1. Prior to the new immigration rules (HC 194) introduced on 9 July 2012, cases involving Article 8 ECHR ordinarily required a two-stage assessment: (1) first to assess whether the decision appealed against was in accordance with the immigration rules; (2) second to assess whether the decision was contrary to the appellant’s Article 8 rights.
2. The new immigration rules set out a number of mandatory requirements relating to claims reliant on Article 8 (“Article 8 claims”) which make clear that if such requirements are not met, the Article 8 claim under the rules must be refused. They also contain related provisions which confer discretion but it is discretion to grant leave in response to an Article 8 claim only if the new mandatory requirements are met.
3. Whenever the new rules have application judges are obliged to consider whether an appellant can show he meets the relevant requirements (s.86(3)(a) of the Nationality, Immigration and Asylum Act 2002). Where the new rules afford some related discretion, judges are obliged to consider whether that discretion should have been exercised differently (s. 86(3)(6)). However, what judges are doing when they are conducting this exercise is simply applying the rules: the rules are the rules:
4. Because for most purposes the immigration rules must be given legal effect their requirements for applicants making an Article 8 claim to show “exceptional circumstances” or “insurmountable obstacles” are to be understood as legal requirements in the same way as any other mandatory requirements of the rules.
5. However, the new rules only cover Article 8 claims brought under some, not all, Parts of the Rules and only accommodate certain types of Article 8 claims.
6. Even if a decision to refuse an Article 8 claim under the new rules is found to be correct, judges must still consider whether the decision is in compliance with a person’s human rights under s.6 of the Human Rights Act ( see s.84(1)(c), (g) and (e) and s.86(2) and (3) of the 2002 Act) and, in automatic deportation cases, whether removal would breach a person’s Convention rights (s.33(2) UK Borders Act 2007).
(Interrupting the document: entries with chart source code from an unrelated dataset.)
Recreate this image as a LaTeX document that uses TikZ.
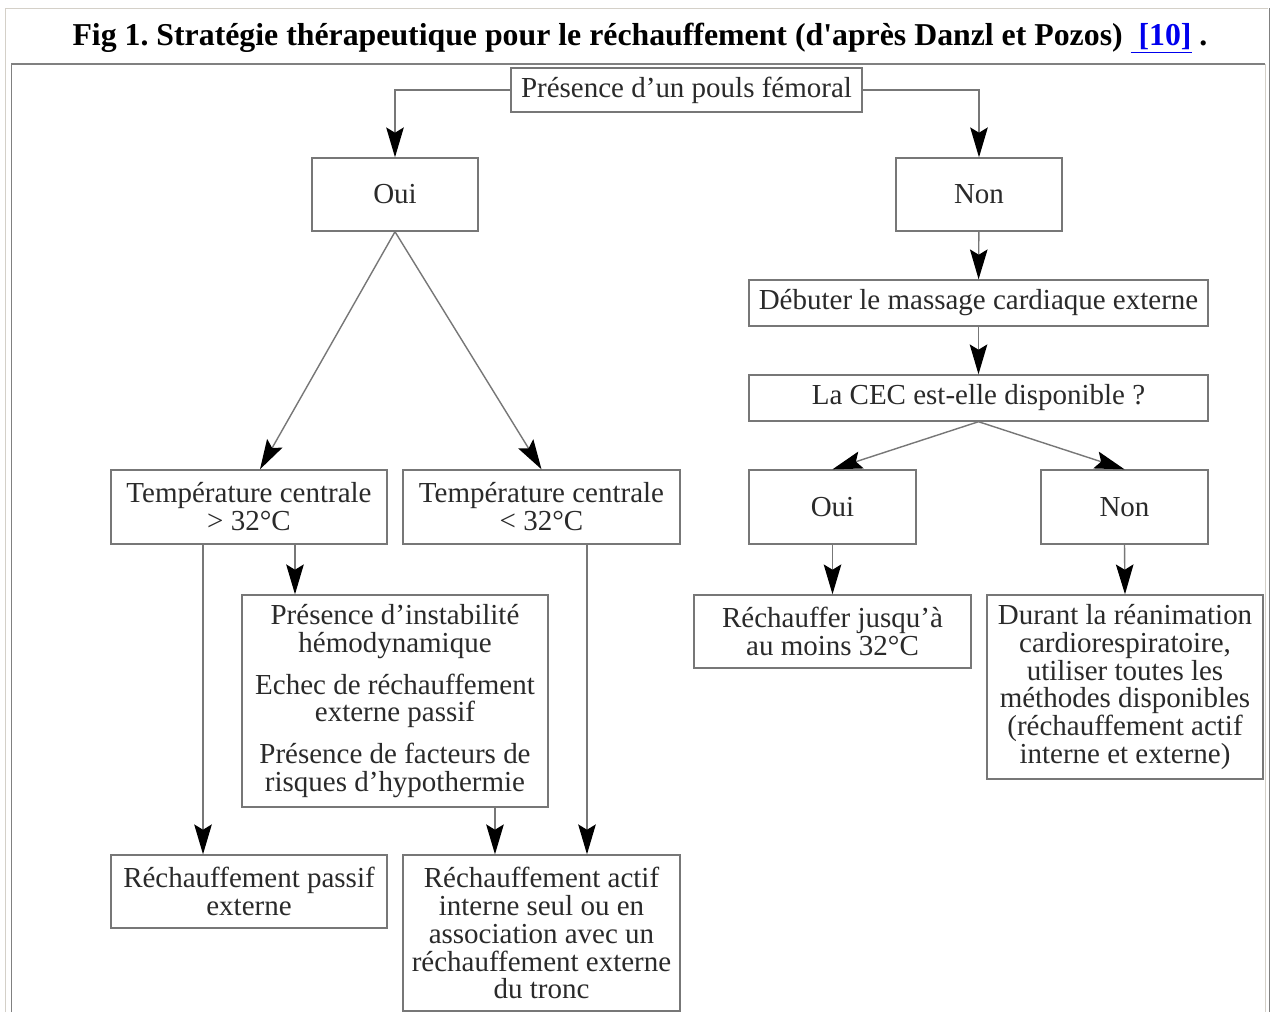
\documentclass[tikz,border=0pt]{standalone}
\usepackage{fontspec}
\setmainfont{Liberation Serif}
\newfontfamily\titlefont[Ligatures=TeXOff]{Liberation Serif}
\usetikzlibrary{arrows.meta}
\definecolor{framelight}{HTML}{D4D0C8}
\definecolor{framedark}{HTML}{808080}
\definecolor{boxline}{HTML}{777777}
\definecolor{boxtext}{HTML}{2A2A2A}
\definecolor{linkblue}{HTML}{0000EE}
\begin{document}
\begin{tikzpicture}[x=0.02cm, y=-0.02cm,
    stepbox/.style ={rectangle, draw=boxline, line width=0.8pt, fill=white, text=boxtext,
      align=center, inner sep=2pt, font=\fontsize{16.5pt}{15.9pt}\selectfont},
    arr/.style ={draw=boxline, line width=0.8pt, -{Stealth[length=17pt,width=10pt,inset=3pt,color=black]}}]
   \useasboundingbox (0,0) rectangle (1271,1012);
   \fill[white] (0,0) rectangle (1271,1012);
   \draw[framelight, line width=1.1pt] (5.5,1012) -- (5.5,8.5) -- (1268,8.5);
   \draw[framedark, line width=1.1pt] (1269.5,8) -- (1269.5,1012);
   \draw[framedark, line width=1.1pt] (11.5,1012) -- (11.5,64) -- (1265,64);
   \draw[framelight, line width=1.1pt] (1265.5,64) -- (1265.5,1012);
   \node[font=\titlefont\fontsize{18.1pt}{19pt}\bfseries\selectfont\frenchspacing, inner sep=0pt] (title) at (640,38)
     {Fig 1. Stratégie thérapeutique pour le réchauffement (d'après Danzl et Pozos) {\color{linkblue}\underline{\ [10]}} .};
   \node[stepbox, minimum width=7.02cm, minimum height=0.88cm] (pouls)  at (686.5,90)  {Présence d’un pouls fémoral};
   \node[stepbox, minimum width=3.32cm, minimum height=1.46cm] (oui)  at (395,194.5)  {Oui};
   \node[stepbox, minimum width=3.32cm, minimum height=1.46cm] (non)  at (979,194.5)  {Non};
   \node[stepbox, minimum width=9.18cm, minimum height=0.92cm] (massage)  at (978.5,303)  {Débuter le massage cardiaque externe};
   \node[stepbox, minimum width=9.18cm, minimum height=0.92cm] (cec)  at (978.5,398)  {La CEC est-elle disponible ?};
   \node[stepbox, minimum width=3.34cm, minimum height=1.48cm] (ceccoui)  at (832.5,507)  {Oui};
   \node[stepbox, minimum width=3.34cm, minimum height=1.48cm] (cecnon)  at (1124.5,507)  {Non};
   \node[stepbox, minimum width=5.54cm, minimum height=1.46cm] (jusqua)  at (832.5,631.5)  {Réchauffer jusqu’à\\au moins 32°C};
   \node[stepbox, minimum width=5.52cm, minimum height=3.68cm] (durant)  at (1125,687)
     {Durant la réanimation\\cardiorespiratoire,\\utiliser toutes les\\méthodes disponibles\\(réchauffement actif\\interne et externe)};
   \node[stepbox, minimum width=5.52cm, minimum height=1.48cm] (tsup)  at (249,507)  {Température centrale\\> 32°C};
   \node[stepbox, minimum width=5.54cm, minimum height=1.48cm] (tinf)  at (541.5,507)  {Température centrale\\< 32°C};
   \node[stepbox, minimum width=6.12cm, minimum height=4.24cm] (instab)  at (395,701)
     {Présence d’instabilité\\hémodynamique\\[8pt]Echec de réchauffement\\externe passif\\[8pt]Présence de facteurs de\\risques d’hypothermie};
   \node[stepbox, minimum width=5.52cm, minimum height=1.46cm] (passif)  at (249,891.5)  {Réchauffement passif\\externe};
   \node[stepbox, minimum width=5.54cm, minimum height=3.12cm] (actif)  at (541.5,933)
     {Réchauffement actif\\interne seul ou en\\association avec un\\réchauffement externe\\du tronc};
   \draw[arr] (pouls.west) -| (oui.north);
   \draw[arr] (pouls.east) -| (non.north);
   \draw[arr] (non) -- (massage);
   \draw[arr] (massage) -- (cec);
   \draw[arr] (cec.south) -- (ceccoui.north);
   \draw[arr] (cec.south) -- (cecnon.north);
   \draw[arr] (ceccoui) -- (jusqua);
   \draw[arr] (cecnon.south) -- (durant.north);
   \draw[arr] (oui.south) -- ([xshift=0.22cm]tsup.north);
   \draw[arr] (oui.south) -- (tinf.north);
   \draw[arr] ([xshift=-0.92cm]tsup.south) -- ([xshift=-0.92cm]passif.north);
   \draw[arr] ([xshift=0.92cm]tsup.south) -- ([xshift=0.92cm]tsup.south |- instab.north);
   \draw[arr] ([xshift=2cm]instab.south) -- ([xshift=2cm]instab.south |- actif.north);
   \draw[arr] ([xshift=0.91cm]tinf.south) -- ([xshift=0.91cm]actif.north);
 \end{tikzpicture}
\end{document}
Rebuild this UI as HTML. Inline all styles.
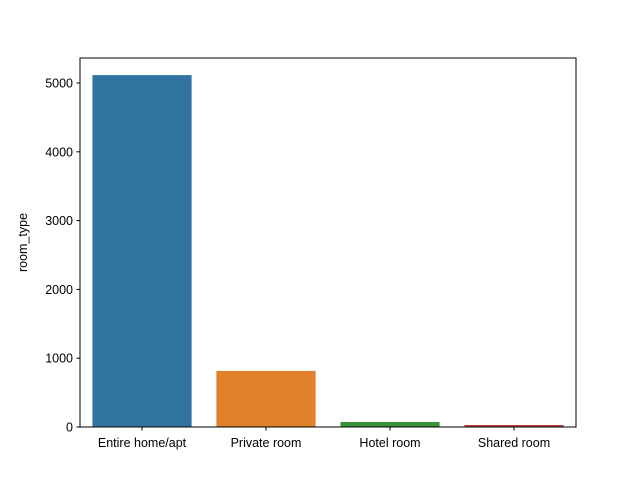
<!DOCTYPE html>
<html><head><meta charset="utf-8"><style>body{margin:0;background:#fff}</style></head>
<body>
<svg id="chart" width="640" height="480" xmlns="http://www.w3.org/2000/svg" font-family="Liberation Sans, DejaVu Sans, sans-serif" font-size="12.5"></svg>
<script>
const categories=["Entire home/apt","Private room","Hotel room","Shared room"];
const values=[5115,815,73,29];
const colors=["#3274a1","#e1812c","#3a923a","#c03d3e"];
const yTicks=[0,1000,2000,3000,4000,5000];
const svg=document.getElementById('chart');
const NS="http://www.w3.org/2000/svg";
const L=80,R=576,T=58,B=427;
const y=v=>B-v*(B-83)/5000;
const slot=(R-L)/categories.length;
const x=i=>L+slot*(i+0.5);
function mk(t,a,txt){const e=document.createElementNS(NS,t);for(const k in a)e.setAttribute(k,a[k]);if(txt!==undefined)e.textContent=txt;svg.appendChild(e);return e;}
values.forEach((v,i)=>{const r=mk('rect',{x:x(i)-slot*0.4,y:y(v),width:slot*0.8,height:B-y(v),fill:colors[i]});

});
yTicks.forEach(t=>{const l=mk('line',{x1:L-3.5,x2:L,y1:y(t),y2:y(t),stroke:'#000'});


const s=mk('text',{x:L-7,y:y(t)+4.5,'text-anchor':'end'},t);

});
categories.forEach((c,i)=>{const l=mk('line',{x1:x(i),x2:x(i),y1:B,y2:B+3.5,stroke:'#000'});


const s=mk('text',{x:x(i),y:B+20,'text-anchor':'middle'},c);

});
const f=mk('rect',{x:L,y:T,width:R-L,height:B-T,fill:'none',stroke:'#000','stroke-width':1});


const yt=mk('text',{x:27,y:(T+B)/2,'text-anchor':'middle',transform:`rotate(-90 27 ${(T+B)/2})`},'room_type');


</script>
</body></html>
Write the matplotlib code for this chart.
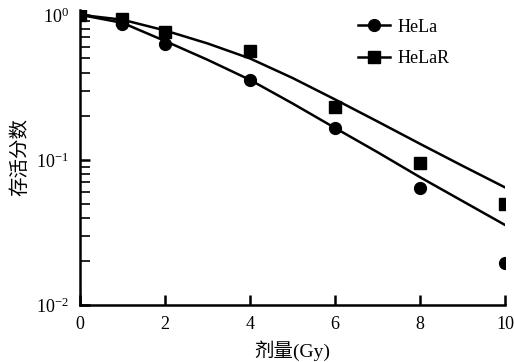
import numpy as np
import matplotlib.pyplot as plt
from matplotlib.ticker import LogLocator, NullFormatter

plt.rcParams['font.family'] = ['Liberation Serif', 'Noto Sans CJK SC']
plt.rcParams['mathtext.fontset'] = 'custom'
plt.rcParams['mathtext.rm'] = 'Liberation Serif'

# measured survival fractions
dose = [0, 1, 2, 4, 6, 8, 10]
hela = [1.0, 0.86, 0.63, 0.355, 0.166, 0.064, 0.0195]
helar = [1.0, 0.94, 0.76, 0.565, 0.232, 0.095, 0.050]

# fitted curves
fit_dose = [0, 1, 2, 3, 4, 5, 6, 7, 8, 9, 10]
hela_fit = [1.0, 0.88, 0.66, 0.49, 0.356, 0.245, 0.166, 0.113, 0.076, 0.052, 0.0356]
helar_fit = [1.0, 0.925, 0.78, 0.635, 0.50, 0.367, 0.261, 0.184, 0.129, 0.091, 0.0646]

fig = plt.figure(figsize=(5.14, 3.62), dpi=100)
ax = fig.add_axes([0.1556, 0.1575, 0.827, 0.815])

ax.plot(fit_dose, hela_fit, color='black', lw=1.8)
ax.plot(fit_dose, helar_fit, color='black', lw=1.8)
ax.plot(dose, hela, 'o', color='black', ms=8.5)
ax.plot(dose, helar, 's', color='black', ms=8.5)

# legend handles
ax.plot([], [], '-o', color='black', lw=1.8, ms=8.5, label='HeLa')
ax.plot([], [], '-s', color='black', lw=1.8, ms=8.5, label='HeLaR')
ax.legend(loc='upper left', bbox_to_anchor=(0.664, 0.993),
          bbox_transform=fig.transFigure, frameon=False,
          fontsize=13, handlelength=1.8, handletextpad=0.4, labelspacing=0.8)

ax.set_yscale('log')
ax.set_xlim(0, 10)
ax.set_ylim(0.01, 1.08)
ax.set_xticks([0, 2, 4, 6, 8, 10])
ax.yaxis.set_major_locator(LogLocator(base=10, numticks=5))
ax.yaxis.set_minor_locator(LogLocator(base=10, subs=np.arange(2, 10), numticks=20))
ax.yaxis.set_minor_formatter(NullFormatter())

for s in ['top', 'right']:
    ax.spines[s].set_visible(False)
for s in ['left', 'bottom']:
    ax.spines[s].set_linewidth(1.8)

ax.tick_params(axis='both', which='major', direction='in', length=7, width=1.8,
               labelsize=13, pad=8)
ax.tick_params(axis='y', which='minor', direction='in', length=7, width=1.2)

ax.set_xlabel('剂量(Gy)', fontsize=14, labelpad=5)
ax.set_ylabel('存活分数', fontsize=14, labelpad=5)

plt.savefig('out.png', dpi=100)
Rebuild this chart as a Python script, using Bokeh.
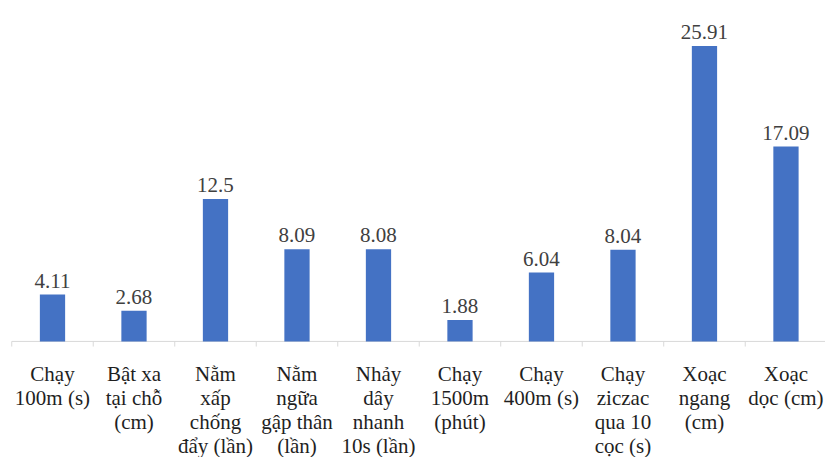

Thus in the context of deportation and removal cases the need for a 2 stage approach in most Article 8 cases remains imperative.
7. When considering Article 8 in the context of an appellant who fails under the new rules, it will remain the case, as before, that “exceptional circumstances” is not to be regarded as a legal test and “insurmountable obstacles” is to be regarded as an incorrect criterion.